We see that in Philly unicorn and HR tech company Phenom taking its next moves slowly. Right after it raised a $100 million Series D last year at a $1.4 billion valuation, CEO Mahe Bayireddi said it felt like an IPO was inevitable. As recently as last April, he said that move would likely happen “soon.”

“Going public is definitely a part of that journey, there’s no doubt about it,” he told Technical.ly.

Part of the Philly-area Phenom team as of January 2020. (Courtesy photo)

When we checked in earlier this week, Phenom CFO Davinder Athwal said that as the company continues to expand its product offerings, win new customers and scale the business, an IPO is still “a logical stepping stone on that journey.”

But the exact timing is to be determined, “since we need to manage multiple factors, some of which are outside our control,” he said, citing worldwide financial, geopolitical and supply chain challenges.

Go forth and fundraise

Kwon’s advice to the early-stage founders he works with is to not be alarmed, panicked or caught up in the Twitter threads telling you your startup is doomed.

“Yes, valuations have come down, and deal volume and size have slowed a bit, but whether that will continue is anyone’s game,” he said. “At the moment, companies are still getting funded. Don’t buy into the negative paranoia.”

Seltzer agreed, saying the VC community will remain robust even with lower valuations.
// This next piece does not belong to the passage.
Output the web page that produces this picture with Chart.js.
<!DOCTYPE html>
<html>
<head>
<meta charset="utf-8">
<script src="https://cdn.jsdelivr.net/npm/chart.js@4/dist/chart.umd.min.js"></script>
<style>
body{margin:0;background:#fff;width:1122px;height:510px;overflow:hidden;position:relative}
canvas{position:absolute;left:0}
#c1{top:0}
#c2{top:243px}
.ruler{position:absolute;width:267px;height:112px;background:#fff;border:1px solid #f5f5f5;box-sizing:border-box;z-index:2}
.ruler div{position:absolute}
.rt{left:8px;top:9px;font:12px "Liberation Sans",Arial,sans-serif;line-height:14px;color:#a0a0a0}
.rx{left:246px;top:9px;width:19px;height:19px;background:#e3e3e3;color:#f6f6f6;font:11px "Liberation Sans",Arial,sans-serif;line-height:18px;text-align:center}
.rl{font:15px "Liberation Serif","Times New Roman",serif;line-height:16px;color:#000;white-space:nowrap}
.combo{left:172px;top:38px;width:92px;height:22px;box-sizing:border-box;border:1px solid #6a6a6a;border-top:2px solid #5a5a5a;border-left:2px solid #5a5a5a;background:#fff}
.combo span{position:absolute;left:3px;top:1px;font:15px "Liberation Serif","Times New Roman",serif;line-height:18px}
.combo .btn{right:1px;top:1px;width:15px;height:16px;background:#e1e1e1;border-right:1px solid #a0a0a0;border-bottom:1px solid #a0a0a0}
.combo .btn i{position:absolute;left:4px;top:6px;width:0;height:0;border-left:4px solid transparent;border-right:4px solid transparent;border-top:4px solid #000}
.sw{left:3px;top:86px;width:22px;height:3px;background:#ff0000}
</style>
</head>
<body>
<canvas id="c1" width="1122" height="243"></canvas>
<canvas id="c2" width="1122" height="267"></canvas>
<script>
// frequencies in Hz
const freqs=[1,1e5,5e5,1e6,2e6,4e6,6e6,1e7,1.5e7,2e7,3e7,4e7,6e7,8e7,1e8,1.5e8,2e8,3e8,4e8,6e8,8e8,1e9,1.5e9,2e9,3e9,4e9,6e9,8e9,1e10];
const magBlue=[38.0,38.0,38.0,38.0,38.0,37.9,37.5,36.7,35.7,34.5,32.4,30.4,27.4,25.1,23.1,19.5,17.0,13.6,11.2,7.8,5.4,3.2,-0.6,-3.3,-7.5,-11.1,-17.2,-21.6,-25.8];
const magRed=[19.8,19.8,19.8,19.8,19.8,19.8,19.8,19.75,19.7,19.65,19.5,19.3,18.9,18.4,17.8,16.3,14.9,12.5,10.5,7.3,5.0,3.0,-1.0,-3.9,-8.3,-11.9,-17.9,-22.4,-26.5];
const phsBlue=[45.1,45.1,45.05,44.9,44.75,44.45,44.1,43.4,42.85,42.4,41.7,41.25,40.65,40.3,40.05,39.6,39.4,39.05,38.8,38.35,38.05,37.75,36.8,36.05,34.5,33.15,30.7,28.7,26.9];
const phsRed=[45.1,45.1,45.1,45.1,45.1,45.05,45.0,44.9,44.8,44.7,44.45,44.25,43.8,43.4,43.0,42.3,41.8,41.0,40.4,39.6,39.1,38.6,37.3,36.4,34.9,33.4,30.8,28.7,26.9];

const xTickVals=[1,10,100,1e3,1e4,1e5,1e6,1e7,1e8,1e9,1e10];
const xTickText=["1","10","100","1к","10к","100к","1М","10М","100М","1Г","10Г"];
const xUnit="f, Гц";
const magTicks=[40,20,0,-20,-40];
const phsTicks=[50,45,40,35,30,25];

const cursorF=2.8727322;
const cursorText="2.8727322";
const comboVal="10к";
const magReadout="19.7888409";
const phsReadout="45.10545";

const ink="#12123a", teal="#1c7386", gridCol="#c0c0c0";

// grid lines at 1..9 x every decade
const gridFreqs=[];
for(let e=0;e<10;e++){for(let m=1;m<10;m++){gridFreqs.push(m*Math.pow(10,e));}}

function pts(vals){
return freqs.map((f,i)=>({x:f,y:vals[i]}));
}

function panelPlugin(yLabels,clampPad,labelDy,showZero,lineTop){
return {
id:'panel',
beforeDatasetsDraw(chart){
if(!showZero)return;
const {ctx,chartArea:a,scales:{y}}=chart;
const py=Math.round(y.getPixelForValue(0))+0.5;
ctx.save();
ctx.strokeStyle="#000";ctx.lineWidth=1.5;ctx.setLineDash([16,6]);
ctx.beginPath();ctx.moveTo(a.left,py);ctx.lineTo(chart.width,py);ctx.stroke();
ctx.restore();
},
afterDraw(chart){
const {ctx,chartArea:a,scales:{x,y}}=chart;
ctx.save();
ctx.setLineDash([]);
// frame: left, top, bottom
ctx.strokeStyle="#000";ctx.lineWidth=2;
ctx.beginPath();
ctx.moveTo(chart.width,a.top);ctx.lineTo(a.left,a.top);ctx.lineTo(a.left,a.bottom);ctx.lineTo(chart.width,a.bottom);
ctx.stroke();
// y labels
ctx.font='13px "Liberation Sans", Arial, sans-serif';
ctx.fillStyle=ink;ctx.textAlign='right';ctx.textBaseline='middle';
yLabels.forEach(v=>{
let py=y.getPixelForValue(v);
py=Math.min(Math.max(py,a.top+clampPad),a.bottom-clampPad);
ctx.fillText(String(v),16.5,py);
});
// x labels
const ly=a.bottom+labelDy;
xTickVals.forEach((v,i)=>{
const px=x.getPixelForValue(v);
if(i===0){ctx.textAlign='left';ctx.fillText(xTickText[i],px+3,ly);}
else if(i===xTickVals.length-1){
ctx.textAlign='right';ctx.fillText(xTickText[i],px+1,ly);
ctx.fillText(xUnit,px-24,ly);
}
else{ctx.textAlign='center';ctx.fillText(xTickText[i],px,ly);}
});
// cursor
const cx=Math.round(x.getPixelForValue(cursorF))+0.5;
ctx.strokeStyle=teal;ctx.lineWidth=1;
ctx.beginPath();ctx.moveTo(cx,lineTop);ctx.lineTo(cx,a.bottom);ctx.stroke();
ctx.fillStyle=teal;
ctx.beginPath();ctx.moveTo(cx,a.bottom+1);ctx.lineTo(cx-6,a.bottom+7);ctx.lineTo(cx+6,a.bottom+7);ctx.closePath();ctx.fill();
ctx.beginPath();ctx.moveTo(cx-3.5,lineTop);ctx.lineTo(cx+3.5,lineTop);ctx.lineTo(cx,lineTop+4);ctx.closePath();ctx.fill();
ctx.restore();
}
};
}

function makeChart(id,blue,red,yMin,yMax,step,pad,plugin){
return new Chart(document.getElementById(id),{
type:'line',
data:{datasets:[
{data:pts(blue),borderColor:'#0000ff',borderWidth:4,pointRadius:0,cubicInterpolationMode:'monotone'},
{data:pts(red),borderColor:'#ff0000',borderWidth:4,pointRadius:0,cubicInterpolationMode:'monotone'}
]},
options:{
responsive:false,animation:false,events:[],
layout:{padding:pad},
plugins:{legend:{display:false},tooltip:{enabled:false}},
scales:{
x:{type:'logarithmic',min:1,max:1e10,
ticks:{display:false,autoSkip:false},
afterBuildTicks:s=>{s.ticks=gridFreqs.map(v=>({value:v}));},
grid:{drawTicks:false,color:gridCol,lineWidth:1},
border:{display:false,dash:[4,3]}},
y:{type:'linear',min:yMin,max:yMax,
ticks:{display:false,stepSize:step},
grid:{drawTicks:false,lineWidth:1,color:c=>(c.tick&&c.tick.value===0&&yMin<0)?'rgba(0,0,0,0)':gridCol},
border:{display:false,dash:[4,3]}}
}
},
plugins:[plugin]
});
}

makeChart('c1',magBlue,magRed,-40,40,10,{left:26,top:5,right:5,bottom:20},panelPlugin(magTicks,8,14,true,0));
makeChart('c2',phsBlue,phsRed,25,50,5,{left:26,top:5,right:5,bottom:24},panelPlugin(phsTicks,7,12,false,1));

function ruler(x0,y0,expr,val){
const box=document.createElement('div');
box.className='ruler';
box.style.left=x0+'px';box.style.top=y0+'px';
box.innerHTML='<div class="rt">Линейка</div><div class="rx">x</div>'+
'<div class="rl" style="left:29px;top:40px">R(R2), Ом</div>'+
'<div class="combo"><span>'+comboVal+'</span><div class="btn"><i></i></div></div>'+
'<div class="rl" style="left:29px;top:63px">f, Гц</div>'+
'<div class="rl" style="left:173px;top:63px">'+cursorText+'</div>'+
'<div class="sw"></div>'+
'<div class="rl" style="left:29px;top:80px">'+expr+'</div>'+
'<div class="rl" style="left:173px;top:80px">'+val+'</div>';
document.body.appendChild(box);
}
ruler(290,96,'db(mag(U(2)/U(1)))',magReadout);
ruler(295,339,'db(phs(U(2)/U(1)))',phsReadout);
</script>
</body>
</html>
“My VC clients remind me they’re in the business of investing in companies, they have capital, and it’s not achieving the goals of their LPs sitting in a fund,” Seltzer said. “I would tell founders to keep doing the Philly thing — keep bootstrapping for now, if that’s what you’re comfortable with, but it’s possible to raise right now. Valuations might be lower, but the lights will stay on.”